Colossal movie review: For film geeks, Anne Hathaway offers monster nirvana
Colossal movie review: Anne Hathaway’s new monster movie co-starring Dan Stevens and Jason Sudeikis works on multiple levels, and for director Nacho Vigalondo, it’s a long-overdue arrival into the mainstream.
Director - Nacho Vigalondo
Cast - Anne Hathaway, Jason Sudeikis, Dan Stevens, Tim Blake Nelson
Rating - 4/5
We all know someone like Gloria. She arrives, at a fair estimate, 15 minutes late to every appointment. 30, if it’s professional. She takes a stifled yawn as a sign to break out that joke she’s wanted to tell all evening, and halfhearted laughter as encouragement to tell another one. She eats food off strangers’ plates and jumps at any excuse to try their colourful cocktails. Her phone, it seems, is in a permanent state of ‘cracked’. On Sundays, she sleeps.
In Colossal, which is categorically one of the weirdest films you’re likely to see this year, she is played by Anne Hathaway, all bangs and bravado, all bad decisions and bravery.
In the opening moments of the film, she gets dumped by her boyfriend, moves back into her suburban childhood home, runs into an old friend, finds work in his bar, drinks too much, passes out on a park bench, and awakens a giant kaiju who destroys half of Seoul.
She realises, a few days and a couple of more monster sightings later, that when she steps into the park at precisely 8:05 am, she turns into a Godzilla-like kaiju halfway across the world. The modest park, with its creaky swings and jungle gyms becomes her literal playground. In Seoul however, people die when she trips and falls.

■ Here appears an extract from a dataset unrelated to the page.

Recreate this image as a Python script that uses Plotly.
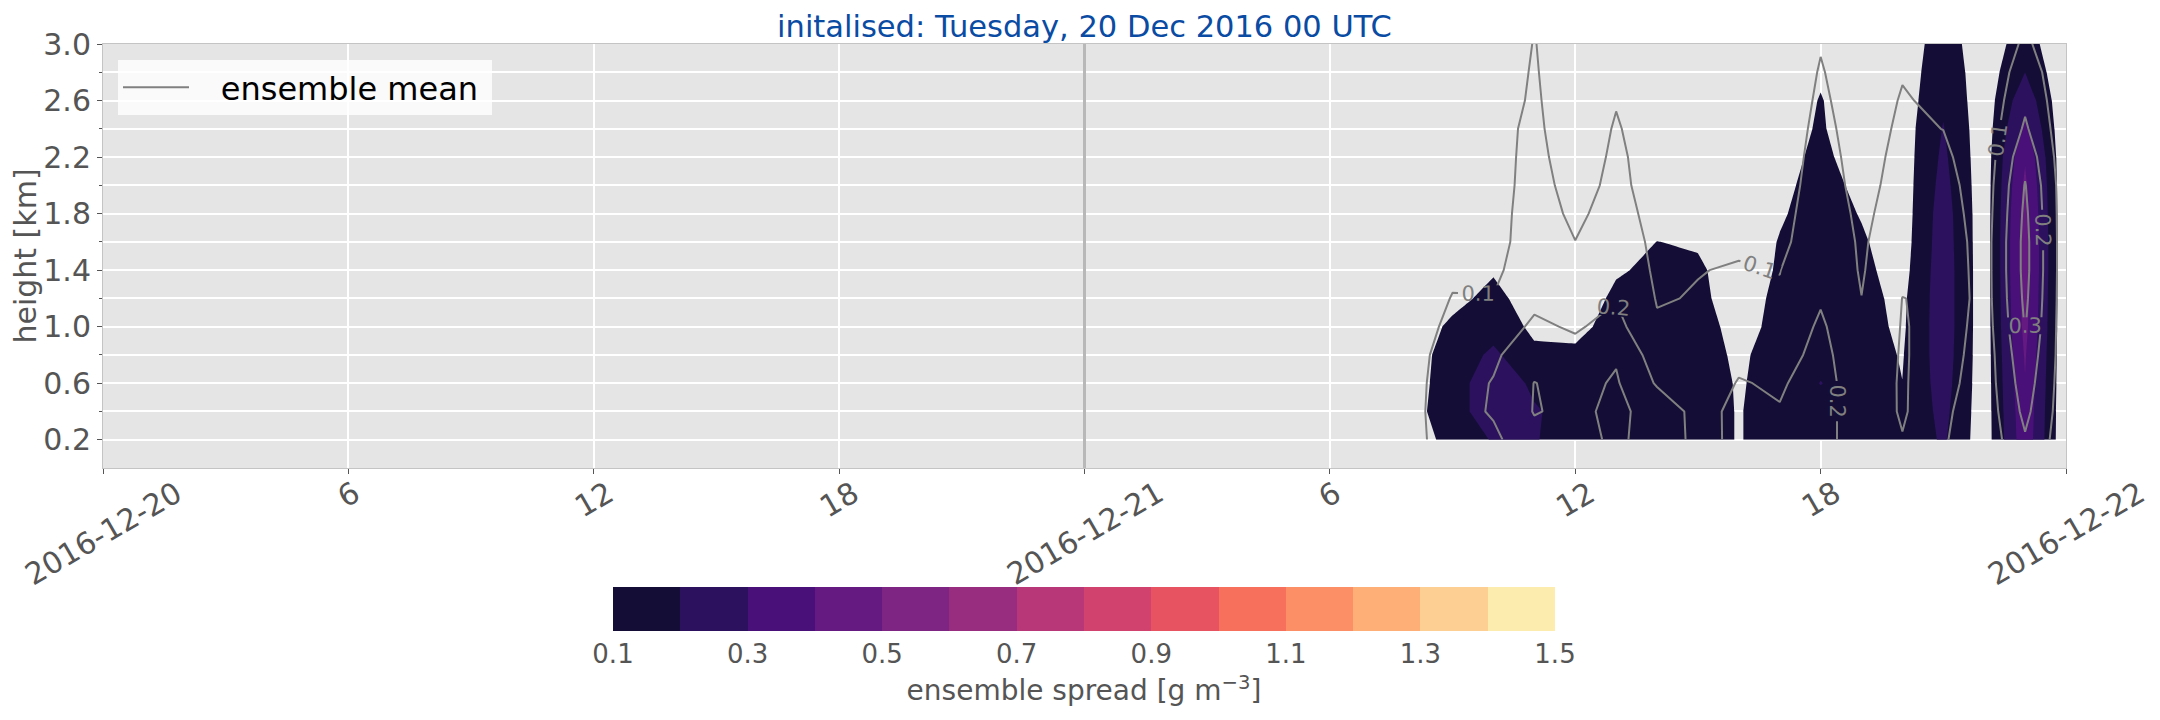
import numpy as np
import plotly.graph_objects as go

# ---------------- data ----------------
times = ['2016-12-21 07:00', '2016-12-21 08:00', '2016-12-21 09:00', '2016-12-21 10:00',
         '2016-12-21 11:00', '2016-12-21 12:00', '2016-12-21 13:00', '2016-12-21 14:00',
         '2016-12-21 15:00', '2016-12-21 16:00', '2016-12-21 17:00', '2016-12-21 18:00',
         '2016-12-21 19:00', '2016-12-21 20:00', '2016-12-21 21:00', '2016-12-21 22:00',
         '2016-12-21 23:00', '2016-12-22 00:00']
heights = [0.2, 0.4, 0.6, 0.8, 1.0, 1.2, 1.4, 1.6, 1.8, 2.0, 2.2, 2.4, 2.6, 2.8, 3.0, 3.2]

# ensemble spread, one vertical profile per hour (bottom -> top)
spread_h07 = [0.02, 0.02, 0.02, 0.02, 0.01, 0.01, 0.01, 0.01, 0.00, 0.00, 0.00, 0.00, 0.00, 0.00, 0.00, 0.00]
spread_h08 = [0.07, 0.07, 0.06, 0.06, 0.04, 0.02, 0.02, 0.01, 0.01, 0.00, 0.00, 0.00, 0.00, 0.00, 0.00, 0.00]
spread_h09 = [0.12, 0.15, 0.15, 0.14, 0.12, 0.07, 0.03, 0.02, 0.01, 0.01, 0.00, 0.00, 0.00, 0.00, 0.00, 0.00]
spread_h10 = [0.21, 0.27, 0.27, 0.22, 0.16, 0.13, 0.09, 0.05, 0.03, 0.02, 0.01, 0.00, 0.00, 0.00, 0.00, 0.00]
spread_h11 = [0.21, 0.21, 0.18, 0.12, 0.08, 0.05, 0.03, 0.02, 0.01, 0.01, 0.00, 0.00, 0.00, 0.00, 0.00, 0.00]
spread_h12 = [0.13, 0.16, 0.15, 0.12, 0.07, 0.04, 0.03, 0.02, 0.01, 0.01, 0.00, 0.00, 0.00, 0.00, 0.00, 0.00]
spread_h13 = [0.16, 0.17, 0.17, 0.16, 0.14, 0.12, 0.09, 0.05, 0.03, 0.02, 0.01, 0.00, 0.00, 0.00, 0.00, 0.00]
spread_h14 = [0.15, 0.16, 0.16, 0.16, 0.15, 0.14, 0.12, 0.101, 0.06, 0.03, 0.02, 0.01, 0.00, 0.00, 0.00, 0.00]
spread_h15 = [0.14, 0.14, 0.14, 0.13, 0.13, 0.12, 0.115, 0.09, 0.05, 0.03, 0.02, 0.01, 0.00, 0.00, 0.00, 0.00]
spread_h16 = [0.095, 0.095, 0.093, 0.088, 0.075, 0.06, 0.05, 0.04, 0.03, 0.02, 0.01, 0.01, 0.00, 0.00, 0.00, 0.00]
spread_h17 = [0.14, 0.14, 0.13, 0.13, 0.12, 0.12, 0.11, 0.105, 0.09, 0.08, 0.07, 0.06, 0.03, 0.02, 0.01, 0.00]
spread_h18 = [0.15, 0.16, 0.203, 0.17, 0.17, 0.16, 0.16, 0.15, 0.14, 0.13, 0.12, 0.11, 0.106, 0.085, 0.04, 0.02]
spread_h19 = [0.15, 0.15, 0.15, 0.14, 0.13, 0.125, 0.12, 0.11, 0.095, 0.08, 0.06, 0.04, 0.03, 0.02, 0.01, 0.00]
spread_h20 = [0.12, 0.11, 0.101, 0.094, 0.085, 0.08, 0.065, 0.055, 0.05, 0.05, 0.05, 0.05, 0.045, 0.04, 0.04, 0.03]
spread_h21 = [0.215, 0.23, 0.245, 0.255, 0.26, 0.26, 0.26, 0.255, 0.25, 0.235, 0.22, 0.205, 0.185, 0.17, 0.15, 0.13]
spread_h22 = [0.04, 0.04, 0.04, 0.04, 0.04, 0.04, 0.04, 0.04, 0.04, 0.04, 0.04, 0.04, 0.04, 0.04, 0.04, 0.03]
spread_h23 = [0.37, 0.38, 0.395, 0.41, 0.43, 0.44, 0.45, 0.45, 0.44, 0.42, 0.39, 0.33, 0.27, 0.20, 0.15, 0.10]
spread_h24 = [0.01, 0.01, 0.01, 0.01, 0.01, 0.01, 0.01, 0.01, 0.01, 0.01, 0.01, 0.01, 0.01, 0.01, 0.01, 0.01]

# ensemble mean, one vertical profile per hour (bottom -> top)
mean_h07 = [0.03, 0.03, 0.03, 0.02, 0.02, 0.01, 0.01, 0.01, 0.00, 0.00, 0.00, 0.00, 0.00, 0.00, 0.00, 0.00]
mean_h08 = [0.07, 0.07, 0.065, 0.06, 0.04, 0.03, 0.02, 0.02, 0.01, 0.01, 0.01, 0.00, 0.00, 0.00, 0.00, 0.00]
mean_h09 = [0.15, 0.16, 0.16, 0.15, 0.13, 0.105, 0.08, 0.06, 0.05, 0.04, 0.03, 0.02, 0.01, 0.01, 0.00, 0.00]
mean_h10 = [0.18, 0.21, 0.205, 0.185, 0.15, 0.103, 0.08, 0.065, 0.067, 0.068, 0.069, 0.07, 0.05, 0.04, 0.01, 0.00]
mean_h11 = [0.27, 0.305, 0.302, 0.26, 0.215, 0.18, 0.16, 0.15, 0.14, 0.13, 0.125, 0.12, 0.115, 0.11, 0.105, 0.102]
mean_h12 = [0.242, 0.28, 0.27, 0.23, 0.19, 0.15, 0.12, 0.101, 0.083, 0.07, 0.055, 0.04, 0.03, 0.02, 0.01, 0.01]
mean_h13 = [0.33, 0.32, 0.31, 0.29, 0.23, 0.195, 0.17, 0.16, 0.135, 0.12, 0.115, 0.108, 0.095, 0.08, 0.06, 0.05]
mean_h14 = [0.23, 0.264, 0.19, 0.15, 0.11, 0.095, 0.085, 0.075, 0.07, 0.066, 0.063, 0.05, 0.04, 0.03, 0.02, 0.01]
mean_h15 = [0.187, 0.168, 0.15, 0.13, 0.12, 0.104, 0.098, 0.085, 0.075, 0.065, 0.055, 0.045, 0.035, 0.025, 0.015, 0.01]
mean_h16 = [0.209, 0.223, 0.205, 0.18, 0.15, 0.12, 0.105, 0.09, 0.08, 0.07, 0.06, 0.05, 0.04, 0.03, 0.02, 0.01]
mean_h17 = [0.23, 0.205, 0.19, 0.16, 0.13, 0.11, 0.098, 0.075, 0.065, 0.055, 0.05, 0.045, 0.04, 0.035, 0.03, 0.025]
mean_h18 = [0.26, 0.25, 0.24, 0.23, 0.215, 0.19, 0.175, 0.165, 0.155, 0.145, 0.135, 0.125, 0.115, 0.106, 0.095, 0.085]
mean_h19 = [0.11, 0.125, 0.14, 0.13, 0.115, 0.101, 0.092, 0.088, 0.08, 0.07, 0.065, 0.06, 0.055, 0.05, 0.045, 0.04]
mean_h20 = [0.195, 0.212, 0.21, 0.208, 0.205, 0.201, 0.18, 0.16, 0.145, 0.135, 0.125, 0.115, 0.106, 0.095, 0.085, 0.075]
mean_h21 = [0.11, 0.12, 0.14, 0.16, 0.175, 0.19, 0.18, 0.17, 0.155, 0.14, 0.12, 0.099, 0.085, 0.07, 0.06, 0.05]
mean_h22 = [0.03, 0.035, 0.04, 0.04, 0.045, 0.05, 0.05, 0.05, 0.045, 0.04, 0.035, 0.03, 0.025, 0.02, 0.02, 0.02]
mean_h23 = [0.19, 0.225, 0.25, 0.275, 0.305, 0.32, 0.33, 0.33, 0.32, 0.305, 0.27, 0.215, 0.18, 0.15, 0.115, 0.105]
mean_h24 = [0.04, 0.04, 0.04, 0.04, 0.035, 0.035, 0.035, 0.035, 0.035, 0.035, 0.03, 0.03, 0.03, 0.03, 0.03, 0.03]

spread_cols = [spread_h07, spread_h08, spread_h09, spread_h10, spread_h11, spread_h12,
               spread_h13, spread_h14, spread_h15, spread_h16, spread_h17, spread_h18,
               spread_h19, spread_h20, spread_h21, spread_h22, spread_h23, spread_h24]
mean_cols = [mean_h07, mean_h08, mean_h09, mean_h10, mean_h11, mean_h12,
             mean_h13, mean_h14, mean_h15, mean_h16, mean_h17, mean_h18,
             mean_h19, mean_h20, mean_h21, mean_h22, mean_h23, mean_h24]

spread_levels = dict(start=0.1, end=1.5, size=0.1)
mean_levels = dict(start=0.1, end=0.3, size=0.1)

band_colors = ['#140e36', '#2b115e', '#4a1079', '#641a80', '#7e2482', '#982d80', '#b73779',
               '#d1426f', '#e85362', '#f7705c', '#fc8f65', '#feaf78', '#fecf92', '#fcecad']
cbar_ticks = [0.1, 0.3, 0.5, 0.7, 0.9, 1.1, 1.3, 1.5]

x_range = ['2016-12-20 00:00', '2016-12-22 00:00']
xtick_vals = ['2016-12-20 00:00', '2016-12-20 06:00', '2016-12-20 12:00', '2016-12-20 18:00',
              '2016-12-21 00:00', '2016-12-21 06:00', '2016-12-21 12:00', '2016-12-21 18:00',
              '2016-12-22 00:00']
xtick_text = ['2016-12-20', '6', '12', '18', '2016-12-21', '6', '12', '18', '2016-12-22']
ytick_vals = [0.2, 0.6, 1.0, 1.4, 1.8, 2.2, 2.6, 3.0]
ytick_text = ['0.2', '0.6', '1.0', '1.4', '1.8', '2.2', '2.6', '3.0']
ytick_minor = [0.4, 0.8, 1.2, 1.6, 2.0, 2.4, 2.8]
day_marker = '2016-12-21 00:00'

title_text = 'initalised: Tuesday, 20 Dec 2016 00 UTC'
legend_name = 'ensemble mean'

# ---------------- build ----------------
spread_z = np.array(spread_cols).T
mean_z = np.array(mean_cols).T

FONT = 'DejaVu Sans'
GREY = '#555555'
BODY = 8                      # default page body margin of the html page
W, H = 2160 - BODY, 720 - BODY
PX0, PX1, PY0, PY1 = 103, 2066, 44, 468   # target plot box in page pixels
ML, MT = PX0 - BODY, PY0 - BODY
MR = W - ML - (PX1 - PX0)
MB = H - MT - (PY1 - PY0)
PLOT_W, PLOT_H = PX1 - PX0, PY1 - PY0

# contour fill colorscale (plotly maps band midpoints to (i+1)/15, below-start -> 0)
nlev = 15
fill_scale = [[0.0, 'rgba(0,0,0,0)'], [0.5 / nlev, 'rgba(0,0,0,0)']]
for i, c in enumerate(band_colors):
    lo = (i + 0.5) / nlev
    hi = min((i + 1.5) / nlev, 1.0)
    fill_scale.append([lo, c])
    fill_scale.append([hi, c])
if fill_scale[-1][0] < 1.0:
    fill_scale.append([1.0, band_colors[-1]])

# discrete colorbar scale
nb = len(band_colors)
cbar_scale = []
for i, c in enumerate(band_colors):
    cbar_scale.append([i / nb, c])
    cbar_scale.append([(i + 1) / nb, c])

fig = go.Figure()

fig.add_trace(go.Contour(
    x=times, y=heights, z=spread_z,
    autocontour=False, contours=dict(coloring='fill', **spread_levels),
    colorscale=fill_scale, showscale=False,
    line=dict(width=0, smoothing=0),
    hoverinfo='skip', showlegend=False,
))

fig.add_trace(go.Contour(
    x=times, y=heights, z=mean_z,
    autocontour=False,
    contours=dict(coloring='none', showlabels=True, labelformat='.1f',
                  labelfont=dict(family=FONT, size=21, color='#808080'), **mean_levels),
    line=dict(color='#808080', width=2, smoothing=0),
    showscale=False, hoverinfo='skip', showlegend=False,
))

# legend entry (figure/thin spaces only pad the entry like the reference legend)
fig.add_trace(go.Scatter(
    x=[None], y=[None], mode='lines', name='\u2007\u2009' + legend_name + '\u2005',
    line=dict(color='#808080', width=2),
))

# colorbar carrier
fig.add_trace(go.Scatter(
    x=[None], y=[None], mode='markers', showlegend=False, hoverinfo='skip',
    marker=dict(color=[cbar_ticks[0]], cmin=cbar_ticks[0], cmax=cbar_ticks[-1],
                colorscale=cbar_scale, showscale=True,
                colorbar=dict(
                    orientation='h', x=(1084 - PX0) / PLOT_W, xanchor='center',
                    y=-(587 - PY1) / PLOT_H, yanchor='top', thickness=44,
                    len=942 / PLOT_W, lenmode='fraction', xpad=0, ypad=0,
                    outlinewidth=0, ticks='', ticklen=0,
                    tickvals=cbar_ticks, ticktext=[f'{v:.1f}' for v in cbar_ticks],
                    tickfont=dict(family=FONT, size=26, color=GREY),
                    title=dict(text='ensemble spread [g m<sup>−3</sup>]', side='bottom',
                               font=dict(family=FONT, size=28, color=GREY)),
                )),
))

fig.add_shape(type='line', xref='x', yref='paper', x0=day_marker, x1=day_marker,
              y0=0, y1=1, line=dict(color='#b8b8b8', width=3), layer='above')

# rotated x tick labels (centred on their ticks)
for tv, tt in zip(xtick_vals, xtick_text):
    fig.add_annotation(x=tv, xref='x', y=-(472 - PY1) / PLOT_H, yref='paper',
                       text=tt, showarrow=False, textangle=-30,
                       xanchor='center', yanchor='top',
                       font=dict(family=FONT, size=30, color=GREY))

fig.update_layout(
    width=W, height=H,
    margin=dict(l=ML, r=MR, t=MT, b=MB),
    paper_bgcolor='white', plot_bgcolor='#E5E5E5',
    font=dict(family=FONT, color=GREY),
    title=dict(text=title_text, x=0.5, xref='paper', xanchor='center',
               y=1 - (26 - BODY) / H, yref='container', yanchor='middle',
               font=dict(family=FONT, size=30.5, color='#0a4ba3')),
    legend=dict(x=(118 - PX0) / PLOT_W, y=(PY1 - 60) / PLOT_H, xanchor='left', yanchor='top',
                bgcolor='rgba(255,255,255,0.8)', borderwidth=0,
                font=dict(family=FONT, size=32, color='black'), itemwidth=66),
    xaxis=dict(type='date', range=x_range, tickmode='array',
               tickvals=xtick_vals, showticklabels=False, automargin=False,
               showgrid=True, gridcolor='white', gridwidth=1.5,
               ticks='outside', ticklen=5, tickcolor=GREY,
               showline=True, linecolor='#c4c4c4', linewidth=1, mirror=True,
               zeroline=False),
    yaxis=dict(range=[0, 3.0], tickmode='array', tickvals=ytick_vals, ticktext=ytick_text,
               tickfont=dict(family=FONT, size=30, color=GREY), automargin=False,
               showgrid=True, gridcolor='white', gridwidth=1.5,
               ticks='outside', ticklen=5, tickcolor=GREY,
               minor=dict(tickmode='array', tickvals=ytick_minor, showgrid=True,
                          gridcolor='white', gridwidth=1.5, ticks='outside',
                          ticklen=3, tickcolor=GREY),
               showline=True, linecolor='#c4c4c4', linewidth=1, mirror=True,
               zeroline=False,
               title=dict(text='height [km]', standoff=2,
                          font=dict(family=FONT, size=30, color=GREY))),
)

fig.write_html('out.html')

Colossal is the sort of film that requires participation. Often, it takes such a confident deep dive into bizarre territory, that you pause to wonder whether it’s all an elaborate joke of some sort, as you cling with all your might to the last strands of sanity. It routinely demands that you pay attention, and imagine the monsters with, and for it – because while there’s a very traditional Pacific Rim-style monster movie playing out over in Seoul, we’re stuck in a dank bar in a nondescript American suburb, listening to Gloria and her greasy new friends talk about it over a few (several) drinks.
It’s a wonderfully original take on the kaiju movie, one that required very little money to make (presumably), some killer sound effects (because we barely get any visuals), and literally two major locations (the bar, and the playground).
And this isn’t the first time director Nacho Vigalondo has pulled off something like this. In Extraterrestrial, his second feature, a bunch of roommates woke up to find a giant flying saucer floating above Madrid. His third film, Open Windows, is set entirely inside a computer screen. But his first film is a modern classic. There is no good reason to talk about Timecrimes here, other than the fact that after reading this, it is possible that you might still not be entirely convinced that Colossal’s singular freakiness is your cup of tea (despite this glowing review), but if you take anything away from this, let that one thing be an even stronger Timecrimes recommendation.
The point being, all of Vigalondo’s movies are quite the literal deconstruction of a popular genre. ‘Literal’ being the operative word.
Because of course, Colossal is a giant, slobbery metaphor for Gloria’s alcoholism, and the wake of destruction it leaves – which, if you’ve been paying close attention, you would’ve spotted enough hints about in the above paragraphs.
And Anne Hathaway plays her with such empathy, and such strength, that the film, which for the most part has a quirky screwball comedy vibe, becomes a rather dark fable towards the end. In its second half, it makes a tonal shift so violently unexpected, that it took more than 20 minutes to recover.
It helps, I can attest, if you repeatedly remind yourself that it is all about her road to recovery. Gloria has monsters in her closet. Watch, as she kicks them in the nethers.